#### [Exercise task]
Return all the entries exactly, keeping pictures out.

#### [Listed records]
________________

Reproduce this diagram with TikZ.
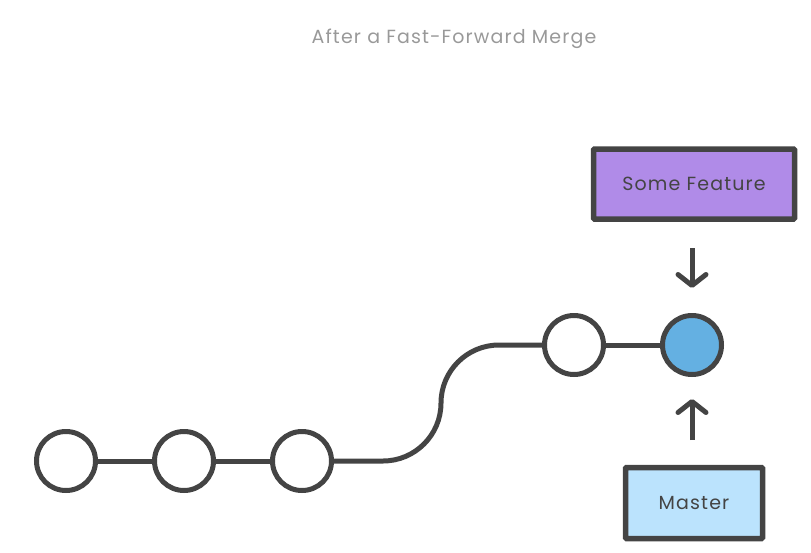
\documentclass[tikz,border=0pt]{standalone}
\usepackage{fontspec}
\setmainfont{Poppins}
\newfontfamily\spacedfont{Poppins}[LetterSpace=6]
\usetikzlibrary{arrows.meta}
\definecolor{ink}{HTML}{444444}
\definecolor{titlegrey}{HTML}{999999}
\definecolor{featfill}{HTML}{B08BE8}
\definecolor{mastfill}{HTML}{BBE3FD}
\definecolor{headfill}{HTML}{64B0E2}
\begin{document}
\begin{tikzpicture}[x=1pt,y=-1pt,
  commit/.style={circle,draw=ink,line width=5pt,fill=white,minimum size=59pt,inner sep=0pt},
  headcommit/.style={commit,fill=headfill},
  branchbox/.style={draw=ink,line width=5.5pt,rounded corners=1pt,inner sep=0pt,font=\spacedfont\fontsize{19}{22}\selectfont,text=ink},
  link/.style={draw=ink,line width=5pt},
  pointer/.style={draw=ink,line width=5pt,-{Straight Barb[length=11pt,width=28pt,line width=5pt,round]}}]
\useasboundingbox (0,0) rectangle (811,552);
\node[font=\spacedfont\fontsize{19}{22}\selectfont,text=titlegrey] (title) at (454,39) {After a Fast-Forward Merge};
\node[commit] (c1) at (66,461) {};
\node[commit] (c2) at (184,461) {};
\node[commit] (c3) at (302,461) {};
\node[commit] (c4) at (574,345) {};
\node[headcommit] (c5) at (692,345) {};
\node[branchbox,fill=featfill,minimum width=201pt,minimum height=70pt] (feat) at (694,184) {Some Feature};
\node[branchbox,fill=mastfill,minimum width=137pt,minimum height=71pt] (mast) at (694,503) {Master};
\coordinate (a1) at (383,461);
\coordinate (a2) at (441,403);
\coordinate (a3) at (499,345);
\draw[link] (c1) -- (c2);
\draw[link] (c2) -- (c3);
\draw[link] (c3) -- (a1) .. controls (415,461) and (441,435) .. (a2) .. controls (441,371) and (467,345) .. (a3) -- (c4);
\draw[link] (c4) -- (c5);
\coordinate (d1) at (692,248);
\coordinate (d2) at (692,288);
\coordinate (u1) at (692,440);
\coordinate (u2) at (692,399);
\draw[pointer] (d1) -- (d2);
\draw[pointer] (u1) -- (u2);
\end{tikzpicture}
\end{document}
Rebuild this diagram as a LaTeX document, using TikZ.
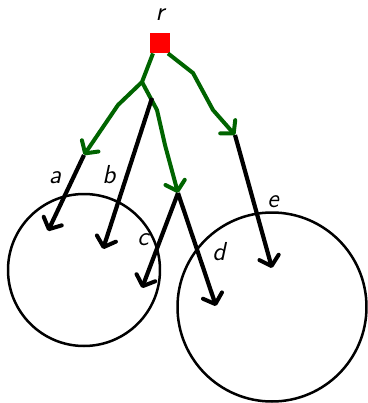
\documentclass[tikz,border=0pt]{standalone}
\usepackage{xcolor}
\usepackage{tikz}
\usetikzlibrary{arrows.meta}

\definecolor{pathgreen}{RGB}{0,100,0}

\begin{document}
\begin{tikzpicture}[x=0.5pt,y=-0.5pt,line join=round,
       >={Straight Barb[length=4.5pt,width=10pt,line width=2pt,round]},
       lbl/.style={font=\sffamily\itshape\fontsize{13}{15}\selectfont},
       ray/.style={->,line width=2.1pt},
       hop/.style={->,line width=2pt,draw=pathgreen},
       ball/.style={draw,circle,line width=1.25pt,inner sep=0pt}]
       \useasboundingbox (0,0) rectangle (368,403);

       \node[ball,minimum size=76pt] (left) at (84,270) {};
       \node[ball,minimum size=94.5pt] (right) at (272,307) {};

       \node[fill=red,inner sep=0pt,minimum size=10pt] (root) at (160,43) {};
       \node[lbl] (r) at (160,15) {r};

       \coordinate (j) at (142,82);
       \coordinate (j1) at (118,105);
       \coordinate (j2) at (157,110);
       \coordinate (j3) at (165,145);
       \coordinate (k1) at (193,73);
       \coordinate (k2) at (213,110);
       \coordinate (a0) at (84,155);
       \coordinate (b0) at (152,98);
       \coordinate (c0) at (178,193);
       \coordinate (e0) at (235,135);
       \coordinate (a1) at (48,231);
       \coordinate (b1) at (103,249);
       \coordinate (c1) at (142,288);
       \coordinate (d1) at (216,306);
       \coordinate (e1) at (272,268);

       \draw[hop] ([xshift=-3.5pt]root.south) -- (j) -- (j1) -- (a0);
       \draw[hop] (j) -- (j2) -- (j3) -- (c0);
       \draw[hop] ([xshift=4pt]root.south) -- (k1) -- (k2) -- (e0);

       \path[ray]
       (a0) edge (a1)
       (b0) edge (b1)
       (c0) edge (c1)
            edge (d1)
       (e0) edge (e1);

       \node[lbl] (a) at (55,178) {a};
       \node[lbl] (b) at (109,175) {b};
       \node[lbl] (c) at (143,240) {c};
       \node[lbl] (d) at (219,252) {d};
       \node[lbl] (e) at (273,202) {e};
    \end{tikzpicture}
\end{document}
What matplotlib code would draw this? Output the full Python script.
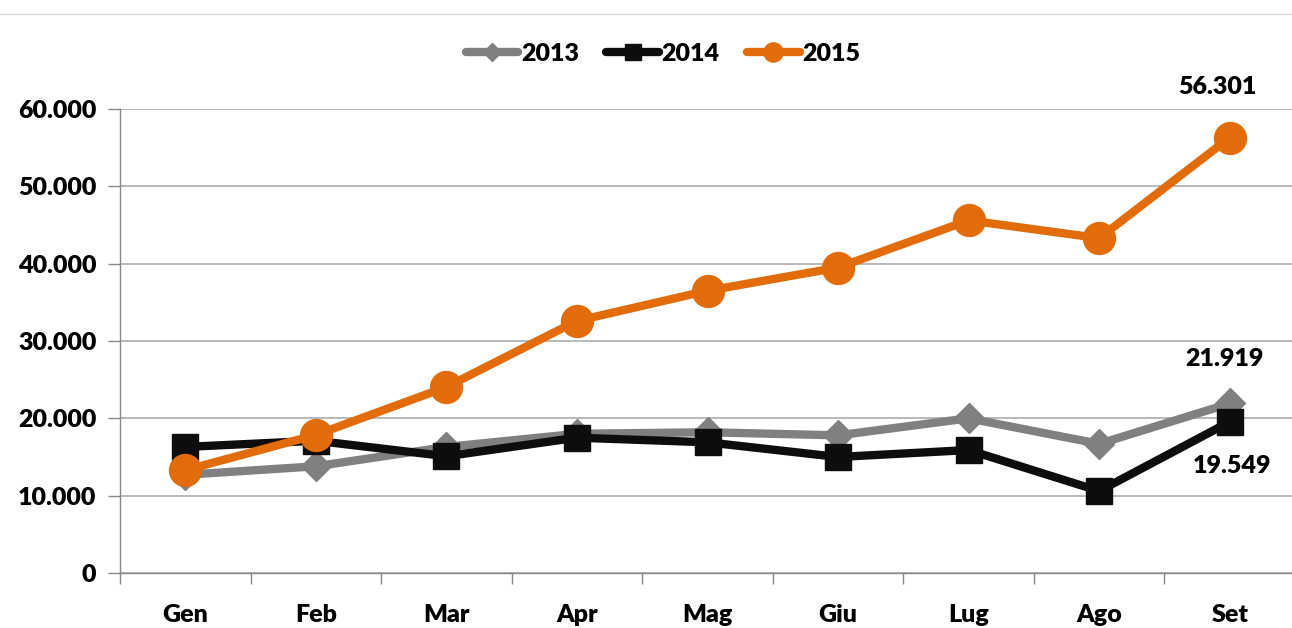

________________

#### [Answer below]
Reproduce this diagram with TikZ.
\documentclass[tikz,border=0pt]{standalone}
\usepackage{fontspec}
\setmainfont{Poppins}
\newfontfamily\spacedfont{Poppins}[LetterSpace=6]
\usetikzlibrary{arrows.meta}
\definecolor{ink}{HTML}{444444}
\definecolor{titlegrey}{HTML}{999999}
\definecolor{featfill}{HTML}{B08BE8}
\definecolor{mastfill}{HTML}{BBE3FD}
\definecolor{headfill}{HTML}{64B0E2}
\begin{document}
\begin{tikzpicture}[x=1pt,y=-1pt,
  commit/.style={circle,draw=ink,line width=5pt,fill=white,minimum size=59pt,inner sep=0pt},
  headcommit/.style={commit,fill=headfill},
  branchbox/.style={draw=ink,line width=5.5pt,rounded corners=1pt,inner sep=0pt,font=\spacedfont\fontsize{19}{22}\selectfont,text=ink},
  link/.style={draw=ink,line width=5pt},
  pointer/.style={draw=ink,line width=5pt,-{Straight Barb[length=11pt,width=28pt,line width=5pt,round]}}]
\useasboundingbox (0,0) rectangle (811,552);
\node[font=\spacedfont\fontsize{19}{22}\selectfont,text=titlegrey] (title) at (454,39) {After a Fast-Forward Merge};
\node[commit] (c1) at (66,461) {};
\node[commit] (c2) at (184,461) {};
\node[commit] (c3) at (302,461) {};
\node[commit] (c4) at (574,345) {};
\node[headcommit] (c5) at (692,345) {};
\node[branchbox,fill=featfill,minimum width=201pt,minimum height=70pt] (feat) at (694,184) {Some Feature};
\node[branchbox,fill=mastfill,minimum width=137pt,minimum height=71pt] (mast) at (694,503) {Master};
\coordinate (a1) at (383,461);
\coordinate (a2) at (441,403);
\coordinate (a3) at (499,345);
\draw[link] (c1) -- (c2);
\draw[link] (c2) -- (c3);
\draw[link] (c3) -- (a1) .. controls (415,461) and (441,435) .. (a2) .. controls (441,371) and (467,345) .. (a3) -- (c4);
\draw[link] (c4) -- (c5);
\coordinate (d1) at (692,248);
\coordinate (d2) at (692,288);
\coordinate (u1) at (692,440);
\coordinate (u2) at (692,399);
\draw[pointer] (d1) -- (d2);
\draw[pointer] (u1) -- (u2);
\end{tikzpicture}
\end{document}
Rebuild this diagram as a LaTeX document, using TikZ.
\documentclass[tikz,border=0pt]{standalone}
\usepackage{xcolor}
\usepackage{tikz}
\usetikzlibrary{arrows.meta}

\definecolor{pathgreen}{RGB}{0,100,0}

\begin{document}
\begin{tikzpicture}[x=0.5pt,y=-0.5pt,line join=round,
       >={Straight Barb[length=4.5pt,width=10pt,line width=2pt,round]},
       lbl/.style={font=\sffamily\itshape\fontsize{13}{15}\selectfont},
       ray/.style={->,line width=2.1pt},
       hop/.style={->,line width=2pt,draw=pathgreen},
       ball/.style={draw,circle,line width=1.25pt,inner sep=0pt}]
       \useasboundingbox (0,0) rectangle (368,403);

       \node[ball,minimum size=76pt] (left) at (84,270) {};
       \node[ball,minimum size=94.5pt] (right) at (272,307) {};

       \node[fill=red,inner sep=0pt,minimum size=10pt] (root) at (160,43) {};
       \node[lbl] (r) at (160,15) {r};

       \coordinate (j) at (142,82);
       \coordinate (j1) at (118,105);
       \coordinate (j2) at (157,110);
       \coordinate (j3) at (165,145);
       \coordinate (k1) at (193,73);
       \coordinate (k2) at (213,110);
       \coordinate (a0) at (84,155);
       \coordinate (b0) at (152,98);
       \coordinate (c0) at (178,193);
       \coordinate (e0) at (235,135);
       \coordinate (a1) at (48,231);
       \coordinate (b1) at (103,249);
       \coordinate (c1) at (142,288);
       \coordinate (d1) at (216,306);
       \coordinate (e1) at (272,268);

       \draw[hop] ([xshift=-3.5pt]root.south) -- (j) -- (j1) -- (a0);
       \draw[hop] (j) -- (j2) -- (j3) -- (c0);
       \draw[hop] ([xshift=4pt]root.south) -- (k1) -- (k2) -- (e0);

       \path[ray]
       (a0) edge (a1)
       (b0) edge (b1)
       (c0) edge (c1)
            edge (d1)
       (e0) edge (e1);

       \node[lbl] (a) at (55,178) {a};
       \node[lbl] (b) at (109,175) {b};
       \node[lbl] (c) at (143,240) {c};
       \node[lbl] (d) at (219,252) {d};
       \node[lbl] (e) at (273,202) {e};
    \end{tikzpicture}
\end{document}
What matplotlib code would draw this? Output the full Python script.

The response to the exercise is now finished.